Charts and diagrams as code:
···

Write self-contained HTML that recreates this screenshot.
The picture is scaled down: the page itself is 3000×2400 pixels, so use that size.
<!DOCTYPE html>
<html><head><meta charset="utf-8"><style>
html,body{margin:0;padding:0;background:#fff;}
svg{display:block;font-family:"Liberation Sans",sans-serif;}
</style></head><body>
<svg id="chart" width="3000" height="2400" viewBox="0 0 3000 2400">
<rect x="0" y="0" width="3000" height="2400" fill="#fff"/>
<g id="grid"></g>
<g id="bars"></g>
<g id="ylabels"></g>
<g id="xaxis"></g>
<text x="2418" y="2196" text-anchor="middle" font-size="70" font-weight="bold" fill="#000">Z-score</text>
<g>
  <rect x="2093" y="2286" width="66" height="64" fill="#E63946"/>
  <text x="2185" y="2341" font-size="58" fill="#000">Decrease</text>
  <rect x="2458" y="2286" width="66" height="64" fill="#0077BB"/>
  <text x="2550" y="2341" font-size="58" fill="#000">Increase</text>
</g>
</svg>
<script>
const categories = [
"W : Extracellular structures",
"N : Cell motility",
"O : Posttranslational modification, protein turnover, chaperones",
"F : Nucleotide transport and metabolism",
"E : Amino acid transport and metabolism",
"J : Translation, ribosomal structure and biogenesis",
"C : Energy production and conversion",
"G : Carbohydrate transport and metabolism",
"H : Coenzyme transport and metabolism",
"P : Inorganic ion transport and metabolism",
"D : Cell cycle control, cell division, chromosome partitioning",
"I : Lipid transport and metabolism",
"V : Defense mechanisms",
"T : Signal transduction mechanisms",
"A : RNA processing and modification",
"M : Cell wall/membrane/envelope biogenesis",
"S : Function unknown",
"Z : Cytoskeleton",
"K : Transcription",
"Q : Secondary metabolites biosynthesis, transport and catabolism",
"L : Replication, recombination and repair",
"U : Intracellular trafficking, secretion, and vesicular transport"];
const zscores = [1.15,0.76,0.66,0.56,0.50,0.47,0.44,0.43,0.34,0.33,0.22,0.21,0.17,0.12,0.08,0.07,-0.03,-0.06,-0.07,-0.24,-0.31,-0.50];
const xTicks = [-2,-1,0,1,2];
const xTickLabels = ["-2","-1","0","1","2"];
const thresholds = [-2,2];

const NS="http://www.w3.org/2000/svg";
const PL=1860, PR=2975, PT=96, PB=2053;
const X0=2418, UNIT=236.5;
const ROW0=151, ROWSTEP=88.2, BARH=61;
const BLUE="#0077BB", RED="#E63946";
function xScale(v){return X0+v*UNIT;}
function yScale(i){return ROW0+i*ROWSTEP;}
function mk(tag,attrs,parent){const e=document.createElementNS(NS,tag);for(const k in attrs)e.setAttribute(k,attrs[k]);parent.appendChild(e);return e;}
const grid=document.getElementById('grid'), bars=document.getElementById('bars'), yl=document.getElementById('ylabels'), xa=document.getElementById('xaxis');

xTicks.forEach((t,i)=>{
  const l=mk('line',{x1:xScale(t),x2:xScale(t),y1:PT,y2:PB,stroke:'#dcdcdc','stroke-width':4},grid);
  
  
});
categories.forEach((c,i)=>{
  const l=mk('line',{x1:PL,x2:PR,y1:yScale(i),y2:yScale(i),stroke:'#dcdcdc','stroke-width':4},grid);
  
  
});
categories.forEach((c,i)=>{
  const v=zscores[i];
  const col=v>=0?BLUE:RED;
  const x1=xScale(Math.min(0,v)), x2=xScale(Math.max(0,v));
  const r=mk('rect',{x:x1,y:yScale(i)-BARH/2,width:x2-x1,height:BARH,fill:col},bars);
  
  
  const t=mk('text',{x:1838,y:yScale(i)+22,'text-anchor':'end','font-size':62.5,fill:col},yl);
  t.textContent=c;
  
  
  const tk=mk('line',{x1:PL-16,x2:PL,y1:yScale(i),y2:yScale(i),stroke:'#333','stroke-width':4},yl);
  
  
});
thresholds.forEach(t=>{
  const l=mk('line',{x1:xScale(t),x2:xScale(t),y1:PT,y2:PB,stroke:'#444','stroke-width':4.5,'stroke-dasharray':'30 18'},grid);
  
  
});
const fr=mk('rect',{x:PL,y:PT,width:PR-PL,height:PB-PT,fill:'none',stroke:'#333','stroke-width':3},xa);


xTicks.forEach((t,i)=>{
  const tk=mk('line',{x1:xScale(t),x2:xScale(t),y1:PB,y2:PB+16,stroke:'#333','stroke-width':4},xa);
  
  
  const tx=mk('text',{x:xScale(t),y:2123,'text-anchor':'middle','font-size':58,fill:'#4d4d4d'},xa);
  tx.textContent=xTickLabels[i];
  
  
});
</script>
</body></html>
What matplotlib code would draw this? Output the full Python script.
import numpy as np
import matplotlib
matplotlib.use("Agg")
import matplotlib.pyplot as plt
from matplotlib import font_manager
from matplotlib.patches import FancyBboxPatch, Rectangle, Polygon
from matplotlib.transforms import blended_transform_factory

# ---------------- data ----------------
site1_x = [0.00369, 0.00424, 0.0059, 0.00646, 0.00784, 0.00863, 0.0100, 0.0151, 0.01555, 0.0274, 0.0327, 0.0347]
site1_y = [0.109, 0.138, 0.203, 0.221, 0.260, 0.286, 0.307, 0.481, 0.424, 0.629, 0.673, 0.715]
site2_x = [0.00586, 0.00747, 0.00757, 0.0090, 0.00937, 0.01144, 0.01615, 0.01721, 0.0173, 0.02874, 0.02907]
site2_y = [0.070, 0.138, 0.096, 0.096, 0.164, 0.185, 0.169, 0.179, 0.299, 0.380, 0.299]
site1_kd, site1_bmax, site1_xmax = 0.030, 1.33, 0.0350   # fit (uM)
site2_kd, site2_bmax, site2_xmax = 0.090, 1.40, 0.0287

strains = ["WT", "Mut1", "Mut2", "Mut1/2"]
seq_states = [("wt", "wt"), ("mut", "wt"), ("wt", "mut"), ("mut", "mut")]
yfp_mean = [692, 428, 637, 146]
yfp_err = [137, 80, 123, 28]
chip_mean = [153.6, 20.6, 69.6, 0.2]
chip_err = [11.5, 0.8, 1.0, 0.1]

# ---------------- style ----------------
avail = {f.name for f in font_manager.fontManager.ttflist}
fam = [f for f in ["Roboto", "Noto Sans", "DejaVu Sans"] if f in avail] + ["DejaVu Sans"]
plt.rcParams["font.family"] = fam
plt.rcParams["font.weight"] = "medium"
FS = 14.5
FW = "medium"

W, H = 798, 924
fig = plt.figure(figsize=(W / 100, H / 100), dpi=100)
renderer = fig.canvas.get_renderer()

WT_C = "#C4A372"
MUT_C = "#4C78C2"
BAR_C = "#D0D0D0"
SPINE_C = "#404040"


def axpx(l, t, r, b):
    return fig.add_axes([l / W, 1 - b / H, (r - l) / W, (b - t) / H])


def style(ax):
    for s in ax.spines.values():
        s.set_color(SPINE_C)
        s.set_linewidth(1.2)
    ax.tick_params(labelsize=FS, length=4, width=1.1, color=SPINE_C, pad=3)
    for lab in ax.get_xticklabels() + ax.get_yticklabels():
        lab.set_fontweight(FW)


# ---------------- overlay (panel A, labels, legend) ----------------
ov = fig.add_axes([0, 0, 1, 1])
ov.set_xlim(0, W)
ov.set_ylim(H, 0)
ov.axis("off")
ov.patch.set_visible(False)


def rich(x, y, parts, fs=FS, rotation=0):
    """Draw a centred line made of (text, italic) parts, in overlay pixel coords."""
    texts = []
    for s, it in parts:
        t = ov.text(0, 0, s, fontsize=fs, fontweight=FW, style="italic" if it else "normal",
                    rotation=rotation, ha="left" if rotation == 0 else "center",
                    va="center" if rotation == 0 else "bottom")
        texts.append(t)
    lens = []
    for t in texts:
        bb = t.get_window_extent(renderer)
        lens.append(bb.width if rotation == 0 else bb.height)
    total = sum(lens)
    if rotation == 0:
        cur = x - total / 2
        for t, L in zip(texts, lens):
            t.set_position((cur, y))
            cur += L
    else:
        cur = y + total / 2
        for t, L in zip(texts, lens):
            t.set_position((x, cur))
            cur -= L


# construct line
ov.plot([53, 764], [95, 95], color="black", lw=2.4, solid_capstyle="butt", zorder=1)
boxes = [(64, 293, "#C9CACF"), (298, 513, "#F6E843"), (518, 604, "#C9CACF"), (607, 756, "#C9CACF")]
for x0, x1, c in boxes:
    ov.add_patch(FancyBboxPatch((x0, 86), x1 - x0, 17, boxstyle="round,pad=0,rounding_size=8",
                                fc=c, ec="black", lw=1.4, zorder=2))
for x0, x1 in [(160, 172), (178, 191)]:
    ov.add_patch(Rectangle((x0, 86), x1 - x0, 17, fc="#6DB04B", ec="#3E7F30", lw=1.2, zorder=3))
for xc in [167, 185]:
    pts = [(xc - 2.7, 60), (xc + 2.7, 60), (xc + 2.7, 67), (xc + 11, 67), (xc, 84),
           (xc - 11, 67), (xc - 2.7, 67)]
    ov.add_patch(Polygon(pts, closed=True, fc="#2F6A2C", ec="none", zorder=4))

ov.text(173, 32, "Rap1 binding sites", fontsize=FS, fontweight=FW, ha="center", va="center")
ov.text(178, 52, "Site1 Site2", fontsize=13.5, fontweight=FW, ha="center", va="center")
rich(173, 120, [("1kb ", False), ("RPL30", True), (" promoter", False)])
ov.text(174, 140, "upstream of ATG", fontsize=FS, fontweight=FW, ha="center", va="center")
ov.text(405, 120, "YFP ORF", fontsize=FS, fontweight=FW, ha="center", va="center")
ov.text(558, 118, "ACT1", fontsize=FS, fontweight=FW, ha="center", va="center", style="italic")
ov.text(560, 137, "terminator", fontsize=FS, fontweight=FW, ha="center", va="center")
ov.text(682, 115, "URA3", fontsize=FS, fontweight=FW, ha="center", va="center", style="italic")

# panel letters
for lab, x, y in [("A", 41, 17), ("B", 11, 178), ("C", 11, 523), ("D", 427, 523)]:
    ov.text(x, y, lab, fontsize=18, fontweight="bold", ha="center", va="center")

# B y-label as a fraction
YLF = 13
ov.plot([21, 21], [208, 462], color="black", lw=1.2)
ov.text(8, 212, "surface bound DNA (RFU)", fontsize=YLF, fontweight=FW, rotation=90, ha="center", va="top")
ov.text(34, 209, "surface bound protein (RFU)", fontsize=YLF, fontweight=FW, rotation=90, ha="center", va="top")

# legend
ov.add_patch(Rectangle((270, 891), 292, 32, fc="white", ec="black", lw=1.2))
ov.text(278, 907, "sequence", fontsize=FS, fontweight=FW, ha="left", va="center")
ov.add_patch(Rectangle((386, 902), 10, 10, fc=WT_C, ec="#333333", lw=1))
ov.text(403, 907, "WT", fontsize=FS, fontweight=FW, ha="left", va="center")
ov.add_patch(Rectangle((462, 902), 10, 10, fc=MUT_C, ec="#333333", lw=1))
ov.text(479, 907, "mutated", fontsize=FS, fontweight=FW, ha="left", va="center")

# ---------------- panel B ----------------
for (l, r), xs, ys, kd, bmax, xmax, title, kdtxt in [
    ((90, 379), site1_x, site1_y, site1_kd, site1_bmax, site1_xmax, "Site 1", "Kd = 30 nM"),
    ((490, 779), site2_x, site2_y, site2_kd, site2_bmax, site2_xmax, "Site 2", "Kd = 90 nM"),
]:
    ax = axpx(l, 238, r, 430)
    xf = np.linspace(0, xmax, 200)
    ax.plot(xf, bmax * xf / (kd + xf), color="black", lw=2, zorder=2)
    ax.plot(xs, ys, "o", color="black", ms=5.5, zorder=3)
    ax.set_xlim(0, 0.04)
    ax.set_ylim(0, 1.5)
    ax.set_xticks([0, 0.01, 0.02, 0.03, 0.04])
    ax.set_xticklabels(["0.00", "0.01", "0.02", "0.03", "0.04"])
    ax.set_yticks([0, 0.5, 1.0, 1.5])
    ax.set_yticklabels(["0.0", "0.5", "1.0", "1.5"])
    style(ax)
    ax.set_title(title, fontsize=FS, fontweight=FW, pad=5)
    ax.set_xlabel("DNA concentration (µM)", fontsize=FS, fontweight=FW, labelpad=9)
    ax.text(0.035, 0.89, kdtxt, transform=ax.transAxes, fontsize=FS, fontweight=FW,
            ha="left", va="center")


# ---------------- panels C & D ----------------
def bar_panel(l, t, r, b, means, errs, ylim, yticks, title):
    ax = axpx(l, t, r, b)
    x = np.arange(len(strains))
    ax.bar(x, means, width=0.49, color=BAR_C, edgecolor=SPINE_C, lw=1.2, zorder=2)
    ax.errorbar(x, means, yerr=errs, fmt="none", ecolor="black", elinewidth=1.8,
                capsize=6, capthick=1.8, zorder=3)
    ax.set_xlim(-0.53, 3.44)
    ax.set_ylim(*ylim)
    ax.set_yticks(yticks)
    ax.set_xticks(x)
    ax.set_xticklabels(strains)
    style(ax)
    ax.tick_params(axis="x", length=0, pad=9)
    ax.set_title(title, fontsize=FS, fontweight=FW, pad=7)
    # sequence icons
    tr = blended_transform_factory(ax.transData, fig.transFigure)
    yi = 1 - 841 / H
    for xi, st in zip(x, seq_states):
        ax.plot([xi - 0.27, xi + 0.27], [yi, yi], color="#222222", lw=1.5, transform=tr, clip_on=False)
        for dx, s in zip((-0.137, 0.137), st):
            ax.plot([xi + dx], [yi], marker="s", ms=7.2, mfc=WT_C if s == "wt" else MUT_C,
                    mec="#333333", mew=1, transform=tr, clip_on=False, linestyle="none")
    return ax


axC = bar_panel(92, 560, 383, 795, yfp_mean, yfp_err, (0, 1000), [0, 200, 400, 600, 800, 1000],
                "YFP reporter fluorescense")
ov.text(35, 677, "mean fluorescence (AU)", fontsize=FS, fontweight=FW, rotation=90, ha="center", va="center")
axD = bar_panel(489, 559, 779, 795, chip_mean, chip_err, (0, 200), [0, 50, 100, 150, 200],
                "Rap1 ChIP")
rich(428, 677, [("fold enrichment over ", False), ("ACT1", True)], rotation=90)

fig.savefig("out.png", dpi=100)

···

Collect every line from the records above that contains the word "matplotlib".

What matplotlib code would draw this? Output the full Python script.
import matplotlib
matplotlib.use("Agg")
import matplotlib.pyplot as plt
from matplotlib import font_manager
from matplotlib.patches import FancyBboxPatch, Rectangle, Polygon
from matplotlib.transforms import blended_transform_factory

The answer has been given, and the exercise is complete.